# Laptop screen split into 3 sections



## Zenzer (Apr 29, 2013)

I have the Toshiba Satellite C66OD-1GD

Never had this problem before but it started on Friday morning, pretty much just started and the only way I can fix this is just spam the reboot button multiple times and hope that it works.

I tried calling Toshiba about this but they wanted a lot of money, (£165)

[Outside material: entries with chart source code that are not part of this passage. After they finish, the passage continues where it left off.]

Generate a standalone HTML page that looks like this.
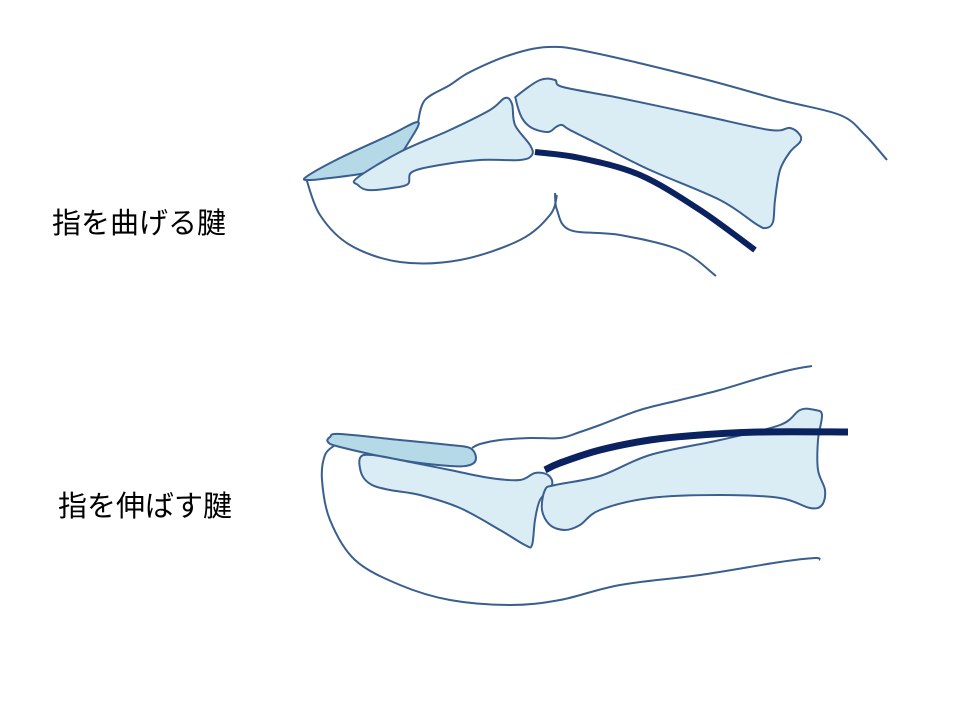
<!DOCTYPE html>
<html><head><meta charset="utf-8"><style>
html,body{margin:0;padding:0;background:#fff;width:960px;height:720px;overflow:hidden}
.t{position:absolute;font-family:"Liberation Sans","Noto Sans CJK JP",sans-serif;font-size:29px;color:#000;white-space:nowrap}
svg{position:absolute;left:0;top:0}
</style></head><body>
<div class="t" style="left:52px;top:200px">指を曲げる腱</div>
<div class="t" style="left:58px;top:483px">指を伸ばす腱</div>
<svg width="960" height="720" id="s"></svg>
<script>
var S="#3a5f8f";
var shapes=[
{p:[[306,178],[320,215],[350,245],[400,262],[460,260],[520,240],[550,215],[557,195]],f:"none",c:0},
{p:[[555,193],[557,210],[570,230],[620,235],[680,250],[716,276]],f:"none",c:0},
{p:[[418,122],[425,100],[450,85],[470,72],[510,55],[548,47],[590,52],[700,78],[780,100],[840,115],[865,135],[887,160]],f:"none",c:0},
{p:[[306,177],[340,158],[390,135],[418,122],[410,140],[395,160],[370,172],[330,178],[310,180]],f:"#b5d9e6",c:1},
{p:[[357,178],[400,152],[450,130],[490,110],[505,98],[512,104],[515,125],[530,145],[532,155],[520,160],[480,160],[440,165],[412,172],[408,184],[392,188],[368,190],[358,185]],f:"#daedf4",c:1},
{p:[[518,95],[540,80],[555,80],[563,87],[620,98],[700,115],[770,130],[790,128],[800,135],[800,142],[790,152],[780,170],[775,200],[773,222],[766,228],[756,224],[720,200],[650,170],[600,145],[570,130],[562,125],[556,127],[548,132],[532,128],[522,118],[516,100]],f:"#daedf4",c:1},
{p:[[535,152],[580,158],[640,175],[700,210],[755,250]],f:"none",c:0,w:6,s:"#0b2260"},
{p:[[472,448],[480,444],[500,440],[530,438],[560,438],[580,432],[600,425],[640,410],[680,400],[720,390],[760,378],[790,370],[812,366]],f:"none",c:0},
{p:[[335,445],[325,455],[322,480],[330,520],[355,560],[400,585],[450,600],[510,605],[560,600],[620,585],[700,575],[780,562],[815,558],[820,560]],f:"none",c:0},
{p:[[330,437],[340,434],[400,440],[450,445],[470,448],[476,458],[470,465],[450,466],[400,460],[340,447],[328,442]],f:"#b5d9e6",c:1},
{p:[[360,458],[372,455],[410,462],[450,470],[490,478],[520,480],[535,473],[548,475],[552,485],[540,500],[535,520],[532,545],[525,545],[500,530],[460,508],[420,495],[390,490],[372,485],[362,475]],f:"#daedf4",c:1},
{p:[[545,490],[555,485],[600,476],[650,455],[720,440],[780,425],[800,410],[815,410],[822,415],[818,440],[818,470],[825,490],[822,505],[810,508],[780,498],[720,495],[650,498],[600,510],[580,525],[565,530],[550,525],[542,510]],f:"#daedf4",c:1},
{p:[[545,470],[560,463],[600,450],[650,440],[700,435],[760,432],[848,432]],f:"none",c:0,w:7,s:"#0b2260"}
];
function cr(p,closed){
 var n=p.length,d="M"+p[0][0]+","+p[0][1];
 var g=function(i){if(closed)return p[(i+n)%n];return p[Math.max(0,Math.min(n-1,i))];};
 var m=closed?n:n-1;
 for(var i=0;i<m;i++){var p0=g(i-1),p1=g(i),p2=g(i+1),p3=g(i+2);
  d+=" C"+(p1[0]+(p2[0]-p0[0])/6)+","+(p1[1]+(p2[1]-p0[1])/6)+" "+(p2[0]-(p3[0]-p1[0])/6)+","+(p2[1]-(p3[1]-p1[1])/6)+" "+p2[0]+","+p2[1];}
 return d+(closed?"Z":"");
}
var h="";
shapes.forEach(function(o){h+='<path d="'+cr(o.p,o.c)+'" fill="'+o.f+'" stroke="'+(o.s||S)+'" stroke-width="'+(o.w||2)+'" stroke-linejoin="round"/>';});
document.getElementById("s").innerHTML=h;
</script>
</body></html>
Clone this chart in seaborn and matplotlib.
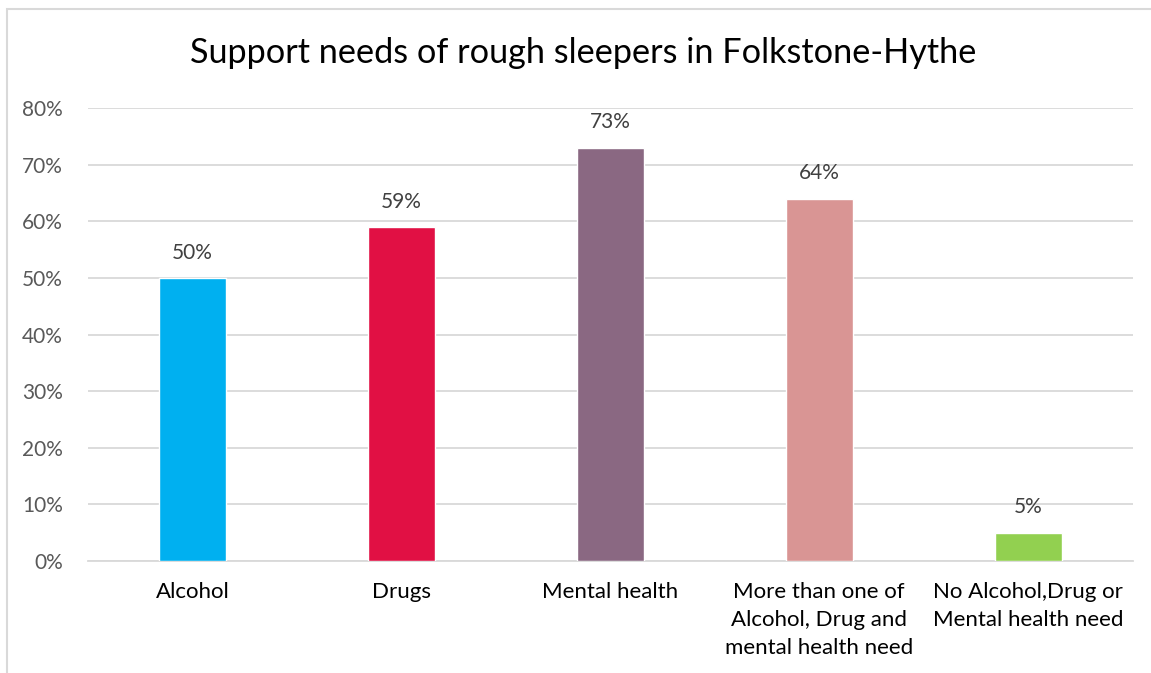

This is my last resort to actually fix the problem, but hopefully someone can help me with this.


----------



## oscer1 (Jan 27, 2010)

Hi welcome to TSF

if you hook it up to an external does it display correctly on it?. does movement of the screen make a differance? put some preasur on the outside of screen does it change the screen. could be the screen itself or possibly the cable.


----------



## Zenzer (Apr 29, 2013)

oscer1 said:


> Hi welcome to TSF
> 
> if you hook it up to an external does it display correctly on it?. does movement of the screen make a differance? put some preasur on the outside of screen does it change the screen. could be the screen itself or possibly the cable.


Haven't got a VGA cable yet to try out another screen. But when you say pressure on the outside of the screen what do you mean by that?


----------



## oscer1 (Jan 27, 2010)

Squeeze the screen twist a little don't put a lot of preasure


----------